Charts and diagrams as code
[start]

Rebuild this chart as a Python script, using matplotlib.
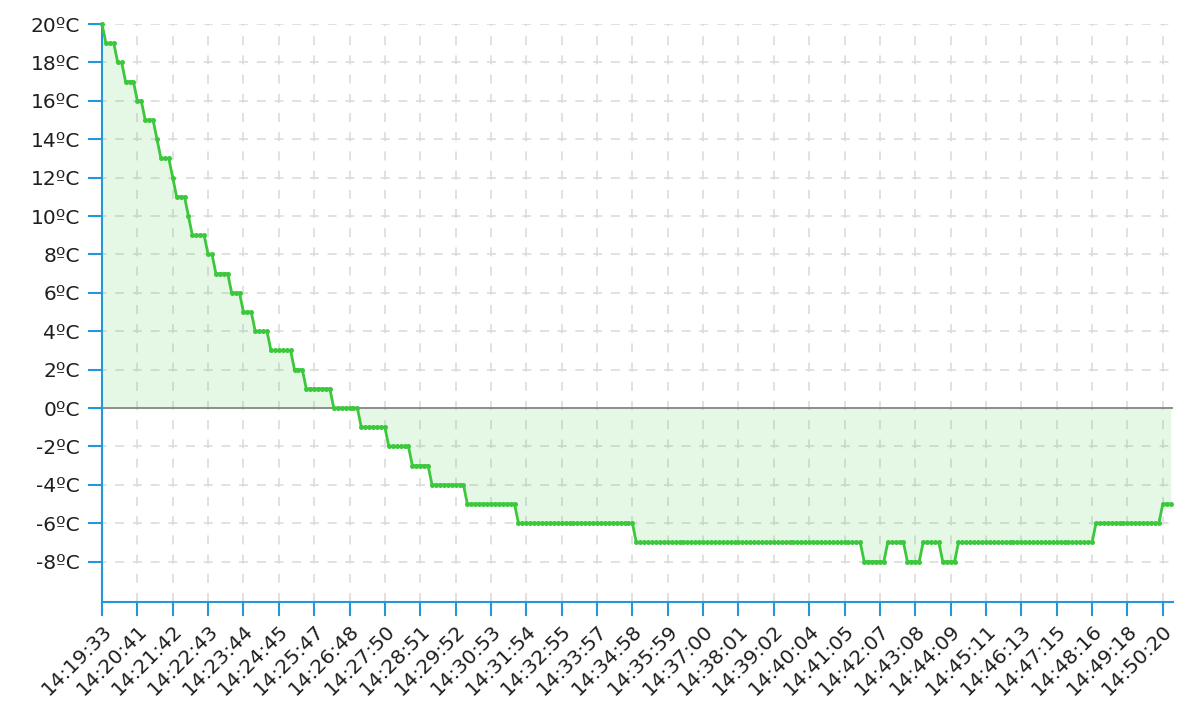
import numpy as np
import matplotlib
matplotlib.use("Agg")
import matplotlib.pyplot as plt

# Temperature readings (ºC), stored as run-length steps
step_levels = [20, 19, 18, 17, 16, 15, 14, 13, 12, 11, 10, 9, 8, 7, 6, 5, 4, 3, 2, 1,
               0, -1, -2, -3, -4, -5, -6, -7, -8, -7, -8, -7, -8, -7, -6, -5]
step_counts = [1, 3, 2, 3, 2, 3, 1, 3, 1, 3, 1, 4, 2, 4, 3, 3, 4, 6, 3, 7,
               7, 7, 6, 5, 9, 13, 30, 58, 6, 5, 4, 5, 4, 35, 17, 3]

time_labels = ["14:19:33", "14:20:41", "14:21:42", "14:22:43", "14:23:44", "14:24:45",
               "14:25:47", "14:26:48", "14:27:50", "14:28:51", "14:29:52", "14:30:53",
               "14:31:54", "14:32:55", "14:33:57", "14:34:58", "14:35:59", "14:37:00",
               "14:38:01", "14:39:02", "14:40:04", "14:41:05", "14:42:07", "14:43:08",
               "14:44:09", "14:45:11", "14:46:13", "14:47:15", "14:48:16", "14:49:18",
               "14:50:20"]
samples_per_tick = 9
y_ticks = list(range(-8, 21, 2))
y_labels = [f"{v}ºC" for v in y_ticks]

temps = np.repeat(step_levels, step_counts)
x = np.arange(len(temps))
tick_pos = np.arange(len(time_labels)) * samples_per_tick

plt.rcParams["lines.scale_dashes"] = False
W, H = 1186, 724
fig = plt.figure(figsize=(W / 100, H / 100), dpi=100)
L, R, T, B = 102, 1173, 24, 602
ax = fig.add_axes([L / W, 1 - B / H, (R - L) / W, (B - T) / H])

blue = "#2596d8"
green = "#3cc83c"
grid_c = "#dcdcdc"

ax.set_xlim(0, len(temps) - 1 + 0.6)
ax.set_ylim(-10.1, 20)

# grid
px = 0.72  # points per pixel
for v in y_ticks:
    if v == 0:
        continue
    ax.axhline(v, color=grid_c, lw=1.2, zorder=0,
               linestyle=(4.5 * px, (9 * px, 8.7 * px)))
for t in tick_pos[1:]:
    ax.axvline(t, color=grid_c, lw=1.2, zorder=0,
               linestyle=(0, (9 * px, 10.2 * px)))

ax.fill_between(x, temps, 0, color=green, alpha=0.13, lw=0, zorder=1)
ax.axhline(0, color="#858585", lw=1.3, zorder=2)
ax.plot(x, temps, color=green, lw=2.0, marker="o", markersize=3.6,
        markeredgewidth=0, zorder=3, clip_on=False)

for s in ["top", "right"]:
    ax.spines[s].set_visible(False)
for s in ["left", "bottom"]:
    ax.spines[s].set_color(blue)
    ax.spines[s].set_linewidth(1.5)

ax.set_yticks(y_ticks)
ax.set_yticklabels(y_labels)
ax.set_xticks(tick_pos)
ax.set_xticklabels(time_labels, rotation=45, ha="right", rotation_mode="anchor")
ax.tick_params(axis="both", color=blue, width=1.5, length=10, labelsize=14.5,
               labelcolor="#1e1e1e", pad=6)
ax.tick_params(axis="x", pad=4)

fig.savefig("out.png", dpi=100)
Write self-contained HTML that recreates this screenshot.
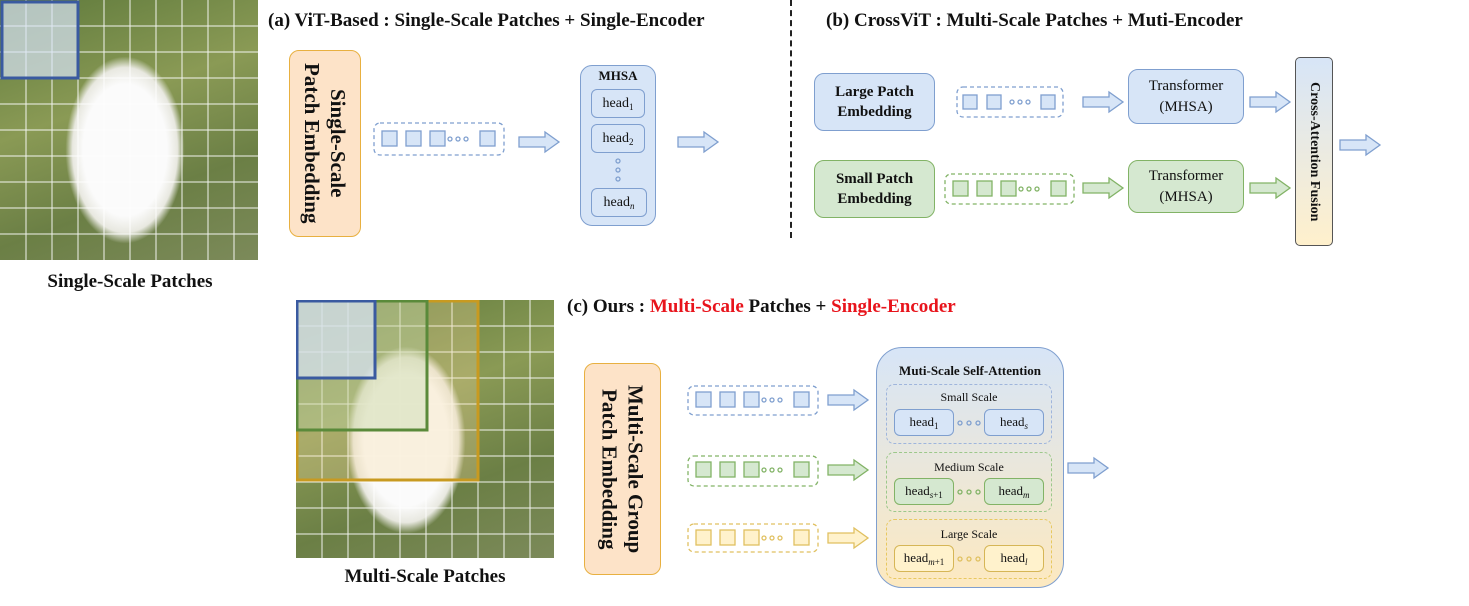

[end]

* Exercise brief *
Can the lines from the start of the records through the line with "tick_pos = np.arange(len(time_labels))" be given again exactly, with the pictures left out?

* Task output *
Rebuild this chart as a Python script, using matplotlib.
import numpy as np
import matplotlib
matplotlib.use("Agg")
import matplotlib.pyplot as plt

# Temperature readings (ºC), stored as run-length steps
step_levels = [20, 19, 18, 17, 16, 15, 14, 13, 12, 11, 10, 9, 8, 7, 6, 5, 4, 3, 2, 1,
               0, -1, -2, -3, -4, -5, -6, -7, -8, -7, -8, -7, -8, -7, -6, -5]
step_counts = [1, 3, 2, 3, 2, 3, 1, 3, 1, 3, 1, 4, 2, 4, 3, 3, 4, 6, 3, 7,
               7, 7, 6, 5, 9, 13, 30, 58, 6, 5, 4, 5, 4, 35, 17, 3]

time_labels = ["14:19:33", "14:20:41", "14:21:42", "14:22:43", "14:23:44", "14:24:45",
               "14:25:47", "14:26:48", "14:27:50", "14:28:51", "14:29:52", "14:30:53",
               "14:31:54", "14:32:55", "14:33:57", "14:34:58", "14:35:59", "14:37:00",
               "14:38:01", "14:39:02", "14:40:04", "14:41:05", "14:42:07", "14:43:08",
               "14:44:09", "14:45:11", "14:46:13", "14:47:15", "14:48:16", "14:49:18",
               "14:50:20"]
samples_per_tick = 9
y_ticks = list(range(-8, 21, 2))
y_labels = [f"{v}ºC" for v in y_ticks]

temps = np.repeat(step_levels, step_counts)
x = np.arange(len(temps))
tick_pos = np.arange(len(time_labels)) * samples_per_tick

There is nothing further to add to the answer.